David McGee’s Parliamentary Practice in New Zealand says “a government refusing to act appropriately in such a circumstance could, it has been suggested, be dismissed by the Governor General. Indeed the Governor General may be obliged to do so to preserve constitutional government.” Further, “a government retains the confidence of the House for so long as it can avoid defeat on important Parliamentary votes – those that involve a question of confidence”.
Our political founders feared that democracy would not provide leadership, that the delays and uncertainties of debate would handicap democratic peoples, in mortal struggle with peoples ruled by smart and decisive dictators. Dictators have ruled more countries for much longer than democratic leaders.
Our forebears remembered Athens, which invented democracy. It did not last long, defeated by the Spartan militarists. They remembered too that Athens’ democracy and the mob decided to kill Socrates.
Anyone with practical experience of “rule by committee” knows that democracy can be a good way to toss out bad governors, but a hopeless way to govern. Our forebears evolved representative government (rather than ‘participatory democracy’) to give us leadership by time limited “elected dictators”. We got the decisiveness of concentrated leadership. The safeguard against abuse of power is our right to toss them out as soon as they can no longer persuade us to entrust our money to them.

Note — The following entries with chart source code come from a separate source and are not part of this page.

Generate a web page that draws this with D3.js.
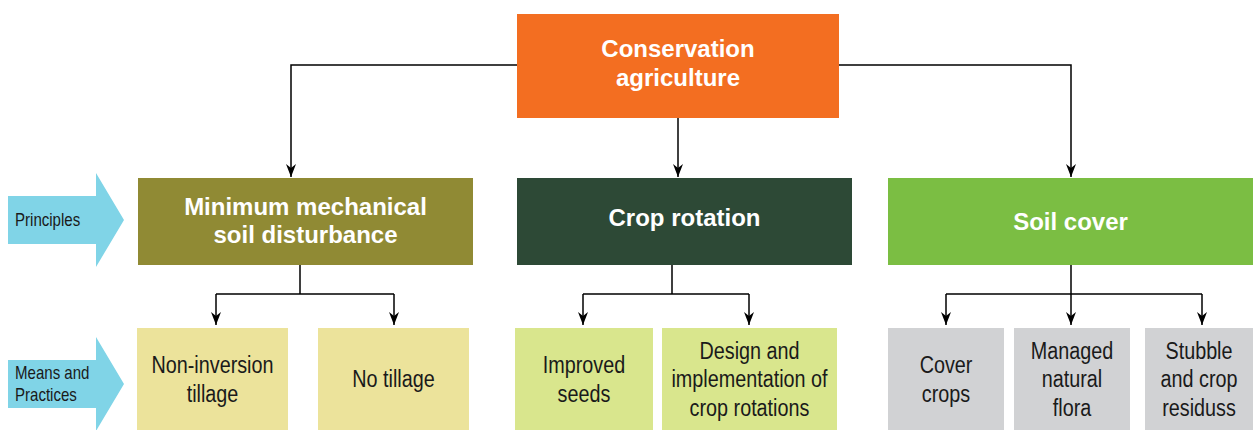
<!DOCTYPE html>
<html>
<head>
<meta charset="utf-8">
<script src="https://cdn.jsdelivr.net/npm/d3@7"></script>
<style>
  html, body { margin: 0; padding: 0; background: #fff; }
  svg { display: block; }
  .bold { font-family: "Liberation Sans", Arial, sans-serif; font-weight: bold; fill: #fff; }
  .narrow { font-family: "Liberation Sans", Arial, sans-serif; fill: #1a1a1a; }
</style>
</head>
<body>
<div id="container"></div>
<script>
// labels of the diagram
var rootLabel = ["Conservation", "agriculture"];
var principles = [
  ["Minimum mechanical", "soil disturbance"],
  ["Crop rotation"],
  ["Soil cover"]
];
var practices = [
  [["Non-inversion", "tillage"], ["No tillage"]],
  [["Improved", "seeds"], ["Design and", "implementation of", "crop rotations"]],
  [["Cover", "crops"], ["Managed", "natural", "flora"], ["Stubble", "and crop", "residuss"]]
];
var sideLabels = [["Principles"], ["Means and", "Practices"]];

// layout (pixels)
var W = 1253, H = 430;
var rootBox = {x0: 517, x1: 839, y0: 14, y1: 118};
var rootLineY = 65;
var topDrops = [291, 678, 1071];
var princBoxes = [[138, 473], [517, 852], [888, 1253]];
var princY = [178, 265];
var princTextY = [220, 217.5, 221.5];
var princStem = [300, 672, 1071];
var branchY = 294;
var pracBoxes = [
  [[137, 288], [318, 469]],
  [[515, 653], [662, 837]],
  [[888, 1004], [1014, 1130], [1145, 1253]]
];
var pracBranch = [[216, 394], [583, 749], [946, 1071, 1202]];
var pracY = [328, 432];
var sideArrowY = [220, 384];
var squeeze = 0.86; // condensed look of the small labels

var rootColor = "#f36e21";
var princColors = ["#908a34", "#2d4936", "#7bbe43"];
var pracColors = ["#ece39b", "#d9e68d", "#d1d2d4"];
var arrowColor = "#80d4e7";

var svg = d3.select("#container").append("svg")
  .attr("width", W).attr("height", H);

svg.append("defs").append("marker")
  .attr("id", "head")
  .attr("viewBox", "0 0 10 13")
  .attr("refX", 5).attr("refY", 13)
  .attr("markerWidth", 10).attr("markerHeight", 13)
  .attr("markerUnits", "userSpaceOnUse")
  .attr("orient", "0")
  .append("path")
  .attr("d", "M0,0 L5,4 L10,0 L5,13 Z")
  .attr("fill", "#000");

// draw multi-line centred text, sx squeezes it horizontally
function label(g, lines, cx, cy, size, lh, cls, sx) {
  sx = sx || 1;
  var first = cy - (lines.length - 1) * lh / 2 + size * 0.36;
  g.append("text")
    .attr("class", cls)
    .attr("text-anchor", "middle")
    .attr("font-size", size)
    .attr("transform", "scale(" + sx + ",1)")
    .selectAll("tspan")
    .data(lines)
    .join("tspan")
    .attr("x", cx / sx)
    .attr("y", function(d, i) { return first + i * lh; })
    .text(function(d) { return d; });
}

var lines = svg.append("g")
  .attr("fill", "none")
  .attr("stroke", "#000")
  .attr("stroke-width", 1.5);

// root to principles
lines.append("path")
  .attr("d", "M" + rootBox.x0 + "," + rootLineY + " H" + topDrops[0] + " V" + (princY[0] - 1))
  .attr("marker-end", "url(#head)");
lines.append("path")
  .attr("d", "M" + rootBox.x1 + "," + rootLineY + " H" + topDrops[2] + " V" + (princY[0] - 1))
  .attr("marker-end", "url(#head)");
lines.append("path")
  .attr("d", "M" + topDrops[1] + "," + rootBox.y1 + " V" + (princY[0] - 1))
  .attr("marker-end", "url(#head)");

// principles to practices
princStem.forEach(function(sx, i) {
  var br = pracBranch[i];
  lines.append("path")
    .attr("d", "M" + sx + "," + princY[1] + " V" + branchY + " M" + br[0] + "," + branchY + " H" + br[br.length - 1]);
  br.forEach(function(bx) {
    lines.append("path")
      .attr("d", "M" + bx + "," + branchY + " V" + (pracY[0] - 3))
      .attr("marker-end", "url(#head)");
  });
});

// root box
var root = svg.append("g");
root.append("rect")
  .attr("x", rootBox.x0).attr("y", rootBox.y0)
  .attr("width", rootBox.x1 - rootBox.x0).attr("height", rootBox.y1 - rootBox.y0)
  .attr("fill", rootColor);
label(root, rootLabel, (rootBox.x0 + rootBox.x1) / 2, 63, 24, 29, "bold");

// principle boxes
var pg = svg.append("g").selectAll("g")
  .data(principles)
  .join("g");
pg.append("rect")
  .attr("x", function(d, i) { return princBoxes[i][0]; })
  .attr("y", princY[0])
  .attr("width", function(d, i) { return princBoxes[i][1] - princBoxes[i][0]; })
  .attr("height", princY[1] - princY[0])
  .attr("fill", function(d, i) { return princColors[i]; });
pg.each(function(d, i) {
  var cx = (princBoxes[i][0] + princBoxes[i][1]) / 2;
  label(d3.select(this), d, cx, princTextY[i], 24, 28, "bold");
});

// practice boxes
practices.forEach(function(group, i) {
  group.forEach(function(lab, j) {
    var b = pracBoxes[i][j];
    var g = svg.append("g");
    g.append("rect")
      .attr("x", b[0]).attr("y", pracY[0])
      .attr("width", b[1] - b[0]).attr("height", pracY[1] - pracY[0])
      .attr("fill", pracColors[i]);
    label(g, lab, (b[0] + b[1]) / 2, 379, 23, 28.5, "narrow", squeeze);
  });
});

// side arrows
sideLabels.forEach(function(lab, i) {
  var cy = sideArrowY[i];
  var g = svg.append("g");
  g.append("path")
    .attr("d", "M8," + (cy - 24) + " H96 V" + (cy - 47) + " L124," + cy +
      " L96," + (cy + 47) + " V" + (cy + 24) + " H8 Z")
    .attr("fill", arrowColor);
  var first = cy - (lab.length - 1) * 11 + 6;
  g.append("text")
    .attr("class", "narrow")
    .attr("font-size", 17.5)
    .attr("transform", "scale(" + squeeze + ",1)")
    .selectAll("tspan")
    .data(lab)
    .join("tspan")
    .attr("x", 15 / squeeze)
    .attr("y", function(d, k) { return first + k * 22; })
    .text(function(d) { return d; });
});
</script>
</body>
</html>
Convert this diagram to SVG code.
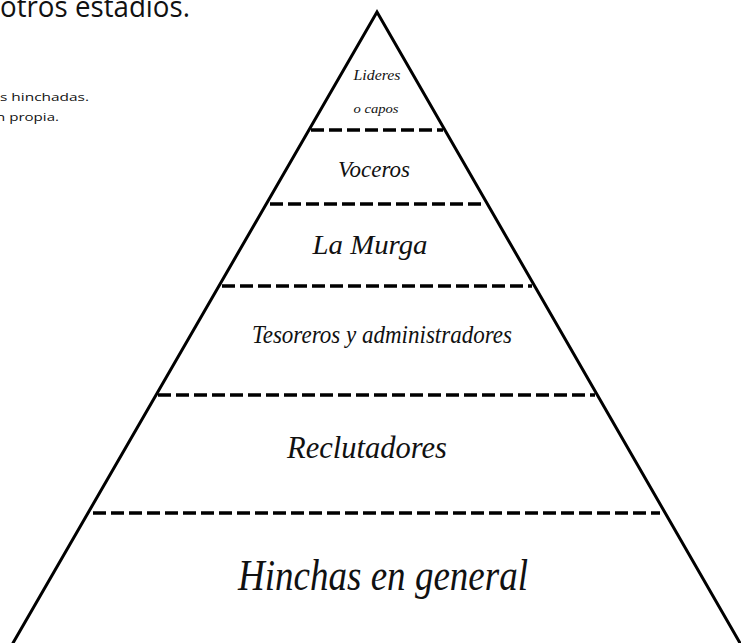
<svg xmlns="http://www.w3.org/2000/svg" width="741" height="643" viewBox="0 0 741 643">
<style>
.bg{fill:#fff}
.edge{stroke:#000;stroke-width:3;fill:none;stroke-linecap:round}
.dash{stroke:#000;stroke-width:3.5;stroke-dasharray:13 5;fill:none}
.lbl{font-family:"Liberation Serif","DejaVu Serif",serif;font-style:italic;fill:#111;text-anchor:middle}
.doc{font-family:"Open Sans","Liberation Sans",sans-serif;fill:#111}
</style>
<rect class="bg" x="0" y="0" width="741" height="643"/>
<g id="page-text">
<text class="doc" x="0" y="17" font-size="30" textLength="190" lengthAdjust="spacingAndGlyphs">otros estadios.</text>
<text class="doc" x="0" y="101" font-size="11" textLength="89" lengthAdjust="spacingAndGlyphs">s hinchadas.</text>
<text class="doc" x="-4" y="121" font-size="11" textLength="63" lengthAdjust="spacingAndGlyphs">n propia.</text>
</g>
<g id="pyramid">
<path class="edge" d="M13 643 L377 12 L740 643"/>
</g>
<g id="connectors">
<line class="dash" x1="311" y1="130" x2="443" y2="130"/>
<line class="dash" x1="270" y1="204" x2="483" y2="204"/>
<line class="dash" x1="222" y1="286" x2="532" y2="286"/>
<line class="dash" x1="158" y1="395" x2="595" y2="395"/>
<line class="dash" x1="93" y1="513" x2="660" y2="513"/>
</g>
<g id="node-lideres">
<text class="lbl" x="377" y="80" font-size="15" textLength="47" lengthAdjust="spacingAndGlyphs">Lideres</text>
<text class="lbl" x="376" y="113" font-size="12" textLength="45" lengthAdjust="spacingAndGlyphs">o capos</text>
</g>
<g id="node-voceros">
<text class="lbl" x="374" y="177" font-size="23" textLength="72" lengthAdjust="spacingAndGlyphs">Voceros</text>
</g>
<g id="node-murga">
<text class="lbl" x="370" y="254" font-size="27" textLength="115" lengthAdjust="spacingAndGlyphs">La Murga</text>
</g>
<g id="node-tesoreros">
<text class="lbl" x="382" y="343" font-size="25" textLength="260" lengthAdjust="spacingAndGlyphs">Tesoreros y administradores</text>
</g>
<g id="node-reclutadores">
<text class="lbl" x="367" y="458" font-size="32" textLength="160" lengthAdjust="spacingAndGlyphs">Reclutadores</text>
</g>
<g id="node-hinchas">
<text class="lbl" x="383" y="590" font-size="44" textLength="290" lengthAdjust="spacingAndGlyphs">Hinchas en general</text>
</g>
</svg>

The Governor General’s duty to call fresh elections when a government can’t command a majority vote for “supply bills”, dates back to the earliest years of Parliamentary government. The absolute monarch’s divine right to rule was overcome by the need to get followers to volunteer their money. The king’s plans for war (or a palace or wild parties) relied on assembling enough wealthy men willing to tax themselves and their fellow subjects to fund the plan.
The question is whether a defeat on the international investment tax shows that our minority government can no longer lead. In Britain, by convention, a government in such an uncertain position would feel obliged to call for a specific confidence debate and vote. Jenny Shipley did that to confirm her majority in September 1998.
As a technical ploy Dr Cullen may claim that the Government was always ready to accept whatever the Select Committee comes up with so this is not really a defeat.
Whatever.
The government may also argue that that the only vote that counts is the third reading vote, and that the convention need not apply. As McGee says “it is… the practice to regard those provisions of a tax bill setting the annual tax rates (without which there could be no assessment tax) as inherently raising questions of confidence. Other provisions of tax bills are not inherently confidence matters”.
The international investment tax bill contained rates, but the right constitutional answer should turn on what this policy derailment says about confidence and the ability to provide leadership, not lawyerly hair splitting.
This is not the first important tax policy to be derailed. The carbon tax dropped off the agenda when the government saw that it could not get through.
Our new Governor General will not be eager to explore the constitutional convention so soon in his term. But, as Ralph Waters, the retiring CEO of Fletcher Building in effect said last week, New Zealand is dithering in a growing crisis.
If we’ve lost our mechanism for tossing out leaders who can’t lead we’ll all bear the price. The misguided vote for the “consensus’ style of MMP got rid of the more decisive first past the post. If our governments cannot develop, announce and implement their policies, and it is unclear until any bill has passed just where decision-making power rests, that price may be heavy indeed. In the meantime, Dr Cullen should have our sympathy, swimming in uncharted constitutional waters.